WHAT THE TASK ASKS:
All the data must come back unchanged, except that pictures are left out.

SUPPLIED MATERIAL:

#####

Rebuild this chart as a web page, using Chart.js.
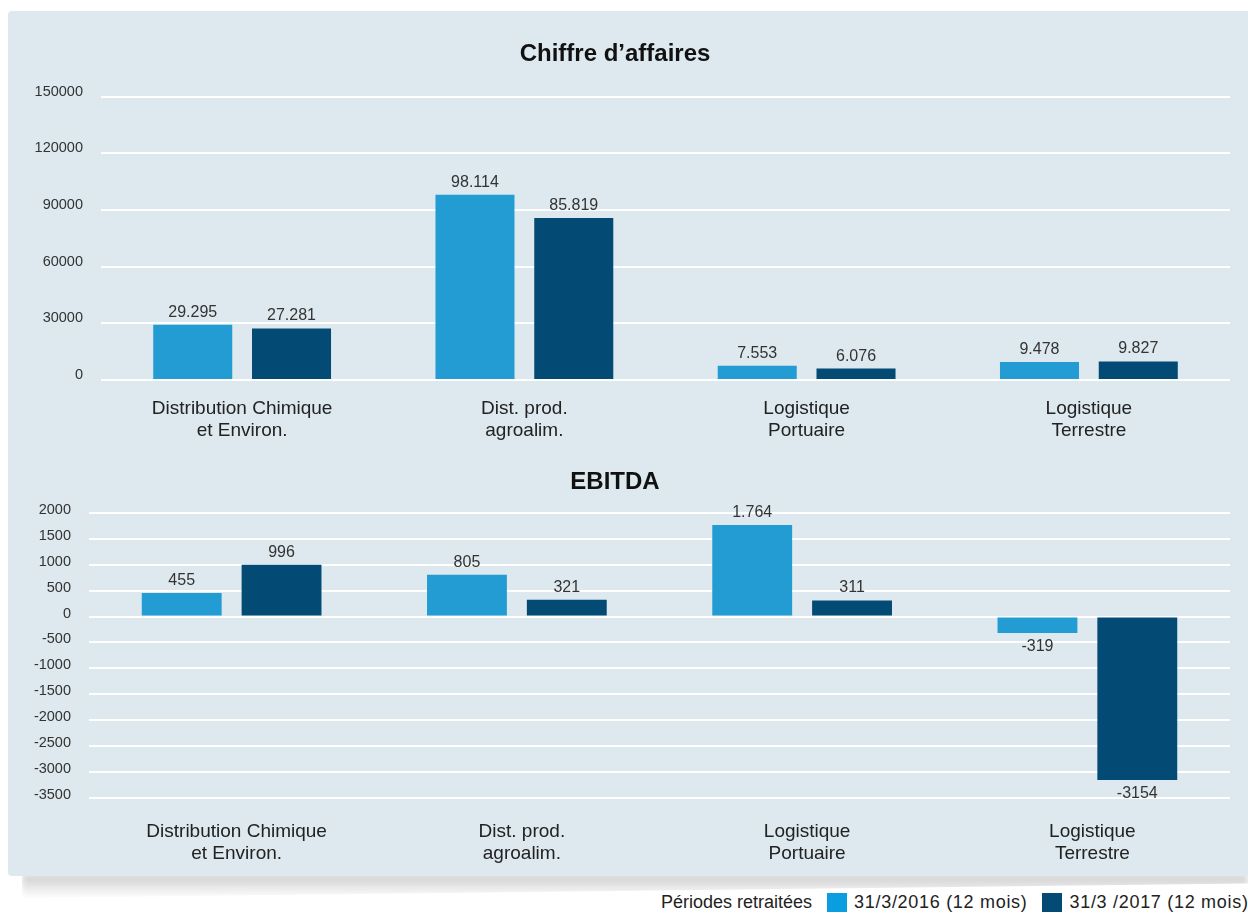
<!DOCTYPE html>
<html lang="fr">
<head>
<meta charset="utf-8">
<title>Chiffre d'affaires et EBITDA</title>
<script src="https://cdn.jsdelivr.net/npm/chart.js@4.4.1/dist/chart.umd.min.js"></script>
<style>
    html, body { margin: 0; padding: 0; background: #fff; }
    body {
        position: relative;
        width: 1248px;
        height: 915px;
        overflow: hidden;
        font-family: "Liberation Sans", Arial, sans-serif;
    }
    .panel {
        position: absolute;
        left: 8px; top: 11px;
        width: 1240px; height: 865px;
        background: #dde9ef;
        border-radius: 4px 0 0 4px;
    }
    .shadow {
        position: absolute;
        left: 22px; top: 874px;
        width: 1226px; height: 24px;
        background: linear-gradient(to bottom, rgba(0,0,0,0.2), rgba(0,0,0,0));
        clip-path: polygon(0 0, 100% 0, 100% 40%, 0 100%);
        filter: blur(3px);
    }
    .chart-box { position: absolute; left: 0; width: 1248px; }
    #ca-box { top: 0; height: 450px; }
    #ebitda-box { top: 440px; height: 428px; }
    .legend {
        position: absolute;
        left: 661px; top: 891px;
        height: 22px;
        display: flex;
        align-items: center;
        white-space: nowrap;
        font-size: 18px;
        color: #222;
    }
    .legend .swatch {
        display: inline-block;
        width: 20px; height: 19px;
        margin: 0 7px 0 15px;
    }
    .legend .period { letter-spacing: 0.7px; }
</style>
</head>
<body>
<div class="shadow"></div>
<div class="panel"></div>
<div class="chart-box" id="ca-box"><canvas id="ca-chart"></canvas></div>
<div class="chart-box" id="ebitda-box"><canvas id="ebitda-chart"></canvas></div>
<div class="legend" id="legend"></div>

<script>
// categories (two-line labels)
const categories = [
    ['Distribution Chimique', 'et Environ.'],
    ['Dist. prod.', 'agroalim.'],
    ['Logistique', 'Portuaire'],
    ['Logistique', 'Terrestre']
];
const seriesNames = ['31/3/2016 (12 mois)', '31/3 /2017 (12 mois)'];

// Chiffre d'affaires
const ca2016 = [29295, 98114, 7553, 9478];
const ca2017 = [27281, 85819, 6076, 9827];
const caTicks = { min: 0, max: 150000, step: 30000 };

// EBITDA
const ebitda2016 = [455, 805, 1764, -319];
const ebitda2017 = [996, 321, 311, -3154];
const ebitdaTicks = { min: -3500, max: 2000, step: 500 };

const barColors = ['#239cd4', '#034a74'];
const legendColors = ['#0a9de0', '#034a74'];
const fontFamily = '"Liberation Sans", Arial, sans-serif';

document.addEventListener('DOMContentLoaded', () => {
    // 29295 -> "29.295", negatives are printed as they are in the source
    const formatValue = (v) => v < 0 ? String(v) : String(v).replace(/\B(?=(\d{3})+(?!\d))/g, '.');

    const valueLabels = {
        id: 'valueLabels',
        afterDatasetsDraw(chart) {
            const { ctx } = chart;
            ctx.save();
            ctx.font = '16px ' + fontFamily;
            ctx.fillStyle = '#333';
            ctx.textAlign = 'center';
            ctx.textBaseline = 'alphabetic';
            chart.data.datasets.forEach((ds, i) => {
                chart.getDatasetMeta(i).data.forEach((bar, j) => {
                    const v = ds.data[j];
                    const y = v >= 0 ? bar.y - 8 : bar.y + 18;
                    ctx.fillText(formatValue(v), bar.x, y);
                });
            });
            ctx.restore();
        }
    };

    const makeChart = (canvasId, cfg) => {
        return new Chart(document.getElementById(canvasId), {
            type: 'bar',
            data: {
                labels: categories,
                datasets: [
                    { label: seriesNames[0], data: cfg.first, backgroundColor: barColors[0] },
                    { label: seriesNames[1], data: cfg.second, backgroundColor: barColors[1] }
                ]
            },
            options: {
                responsive: true,
                maintainAspectRatio: false,
                animation: false,
                categoryPercentage: 0.7,
                barPercentage: 0.8,
                layout: { padding: { top: cfg.padTop, right: 18, bottom: 0, left: 0 } },
                plugins: {
                    legend: { display: false },
                    tooltip: { enabled: false },
                    title: {
                        display: true,
                        text: cfg.title,
                        color: '#111',
                        font: { family: fontFamily, size: 24, weight: 'bold' },
                        padding: cfg.titlePadding
                    }
                },
                scales: {
                    x: {
                        grid: { display: false, drawTicks: false },
                        border: { display: false },
                        ticks: {
                            color: '#222',
                            padding: cfg.xPadding,
                            labelOffset: cfg.xLabelOffset,
                            maxRotation: 0,
                            autoSkip: false,
                            font: { family: fontFamily, size: 19, lineHeight: 22 / 19 }
                        },
                        afterFit: (scale) => { scale.height = 70; }
                    },
                    y: {
                        min: cfg.ticks.min,
                        max: cfg.ticks.max,
                        grid: { color: '#ffffff', lineWidth: 2, drawTicks: false },
                        border: { display: false },
                        ticks: {
                            stepSize: cfg.ticks.step,
                            color: '#333',
                            padding: 18,
                            labelOffset: cfg.labelOffset,
                            font: { family: fontFamily, size: 14.5 },
                            callback: (v) => String(v)
                        },
                        afterFit: (scale) => { scale.width = cfg.yWidth; }
                    }
                }
            },
            plugins: [valueLabels]
        });
    };

    makeChart('ca-chart', {
        title: 'Chiffre d\u2019affaires',
        first: ca2016,
        second: ca2017,
        ticks: caTicks,
        padTop: 26,
        titlePadding: { top: 14, bottom: 28 },
        xPadding: 18,
        xLabelOffset: 0,
        yWidth: 101,
        labelOffset: -5
    });

    makeChart('ebitda-chart', {
        title: 'EBITDA',
        first: ebitda2016,
        second: ebitda2017,
        ticks: ebitdaTicks,
        padTop: 0,
        titlePadding: { top: 28, bottom: 16 },
        xPadding: 23,
        xLabelOffset: 5,
        yWidth: 89,
        labelOffset: -3
    });

    // legend below the panel
    const legend = document.getElementById('legend');
    legend.innerHTML = '<span>Périodes retraitées</span>' + seriesNames.map((name, i) =>
        `<span class="swatch" style="background:${legendColors[i]}"></span><span class="period">${name}</span>`
    ).join('');
});
</script>
</body>
</html>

#####

COMPLETE RESPONSE:
Rebuild this chart as a web page, using Chart.js.
<!DOCTYPE html>
<html lang="fr">
<head>
<meta charset="utf-8">
<title>Chiffre d'affaires et EBITDA</title>
<script src="https://cdn.jsdelivr.net/npm/chart.js@4.4.1/dist/chart.umd.min.js"></script>
<style>
    html, body { margin: 0; padding: 0; background: #fff; }
    body {
        position: relative;
        width: 1248px;
        height: 915px;
        overflow: hidden;
        font-family: "Liberation Sans", Arial, sans-serif;
    }
    .panel {
        position: absolute;
        left: 8px; top: 11px;
        width: 1240px; height: 865px;
        background: #dde9ef;
        border-radius: 4px 0 0 4px;
    }
    .shadow {
        position: absolute;
        left: 22px; top: 874px;
        width: 1226px; height: 24px;
        background: linear-gradient(to bottom, rgba(0,0,0,0.2), rgba(0,0,0,0));
        clip-path: polygon(0 0, 100% 0, 100% 40%, 0 100%);
        filter: blur(3px);
    }
    .chart-box { position: absolute; left: 0; width: 1248px; }
    #ca-box { top: 0; height: 450px; }
    #ebitda-box { top: 440px; height: 428px; }
    .legend {
        position: absolute;
        left: 661px; top: 891px;
        height: 22px;
        display: flex;
        align-items: center;
        white-space: nowrap;
        font-size: 18px;
        color: #222;
    }
    .legend .swatch {
        display: inline-block;
        width: 20px; height: 19px;
        margin: 0 7px 0 15px;
    }
    .legend .period { letter-spacing: 0.7px; }
</style>
</head>
<body>
<div class="shadow"></div>
<div class="panel"></div>
<div class="chart-box" id="ca-box"><canvas id="ca-chart"></canvas></div>
<div class="chart-box" id="ebitda-box"><canvas id="ebitda-chart"></canvas></div>
<div class="legend" id="legend"></div>

<script>
// categories (two-line labels)
const categories = [
    ['Distribution Chimique', 'et Environ.'],
    ['Dist. prod.', 'agroalim.'],
    ['Logistique', 'Portuaire'],
    ['Logistique', 'Terrestre']
];
const seriesNames = ['31/3/2016 (12 mois)', '31/3 /2017 (12 mois)'];

// Chiffre d'affaires
const ca2016 = [29295, 98114, 7553, 9478];
const ca2017 = [27281, 85819, 6076, 9827];
const caTicks = { min: 0, max: 150000, step: 30000 };

// EBITDA
const ebitda2016 = [455, 805, 1764, -319];
const ebitda2017 = [996, 321, 311, -3154];
const ebitdaTicks = { min: -3500, max: 2000, step: 500 };

const barColors = ['#239cd4', '#034a74'];
const legendColors = ['#0a9de0', '#034a74'];
const fontFamily = '"Liberation Sans", Arial, sans-serif';

document.addEventListener('DOMContentLoaded', () => {
    // 29295 -> "29.295", negatives are printed as they are in the source
    const formatValue = (v) => v < 0 ? String(v) : String(v).replace(/\B(?=(\d{3})+(?!\d))/g, '.');

    const valueLabels = {
        id: 'valueLabels',
        afterDatasetsDraw(chart) {
            const { ctx } = chart;
            ctx.save();
            ctx.font = '16px ' + fontFamily;
            ctx.fillStyle = '#333';
            ctx.textAlign = 'center';
            ctx.textBaseline = 'alphabetic';
            chart.data.datasets.forEach((ds, i) => {
                chart.getDatasetMeta(i).data.forEach((bar, j) => {
                    const v = ds.data[j];
                    const y = v >= 0 ? bar.y - 8 : bar.y + 18;
                    ctx.fillText(formatValue(v), bar.x, y);
                });
            });
            ctx.restore();
        }
    };

    const makeChart = (canvasId, cfg) => {
        return new Chart(document.getElementById(canvasId), {
            type: 'bar',
            data: {
                labels: categories,
                datasets: [
                    { label: seriesNames[0], data: cfg.first, backgroundColor: barColors[0] },
                    { label: seriesNames[1], data: cfg.second, backgroundColor: barColors[1] }
                ]
            },
            options: {
                responsive: true,
                maintainAspectRatio: false,
                animation: false,
                categoryPercentage: 0.7,
                barPercentage: 0.8,
                layout: { padding: { top: cfg.padTop, right: 18, bottom: 0, left: 0 } },
                plugins: {
                    legend: { display: false },
                    tooltip: { enabled: false },
                    title: {
                        display: true,
                        text: cfg.title,
                        color: '#111',
                        font: { family: fontFamily, size: 24, weight: 'bold' },
                        padding: cfg.titlePadding
                    }
                },
                scales: {
                    x: {
                        grid: { display: false, drawTicks: false },
                        border: { display: false },
                        ticks: {
                            color: '#222',
                            padding: cfg.xPadding,
                            labelOffset: cfg.xLabelOffset,
                            maxRotation: 0,
                            autoSkip: false,
                            font: { family: fontFamily, size: 19, lineHeight: 22 / 19 }
                        },
                        afterFit: (scale) => { scale.height = 70; }
                    },
                    y: {
                        min: cfg.ticks.min,
                        max: cfg.ticks.max,
                        grid: { color: '#ffffff', lineWidth: 2, drawTicks: false },
                        border: { display: false },
                        ticks: {
                            stepSize: cfg.ticks.step,
                            color: '#333',
                            padding: 18,
                            labelOffset: cfg.labelOffset,
                            font: { family: fontFamily, size: 14.5 },
                            callback: (v) => String(v)
                        },
                        afterFit: (scale) => { scale.width = cfg.yWidth; }
                    }
                }
            },
            plugins: [valueLabels]
        });
    };

    makeChart('ca-chart', {
        title: 'Chiffre d\u2019affaires',
        first: ca2016,
        second: ca2017,
        ticks: caTicks,
        padTop: 26,
        titlePadding: { top: 14, bottom: 28 },
        xPadding: 18,
        xLabelOffset: 0,
        yWidth: 101,
        labelOffset: -5
    });

    makeChart('ebitda-chart', {
        title: 'EBITDA',
        first: ebitda2016,
        second: ebitda2017,
        ticks: ebitdaTicks,
        padTop: 0,
        titlePadding: { top: 28, bottom: 16 },
        xPadding: 23,
        xLabelOffset: 5,
        yWidth: 89,
        labelOffset: -3
    });

    // legend below the panel
    const legend = document.getElementById('legend');
    legend.innerHTML = '<span>Périodes retraitées</span>' + seriesNames.map((name, i) =>
        `<span class="swatch" style="background:${legendColors[i]}"></span><span class="period">${name}</span>`
    ).join('');
});
</script>
</body>
</html>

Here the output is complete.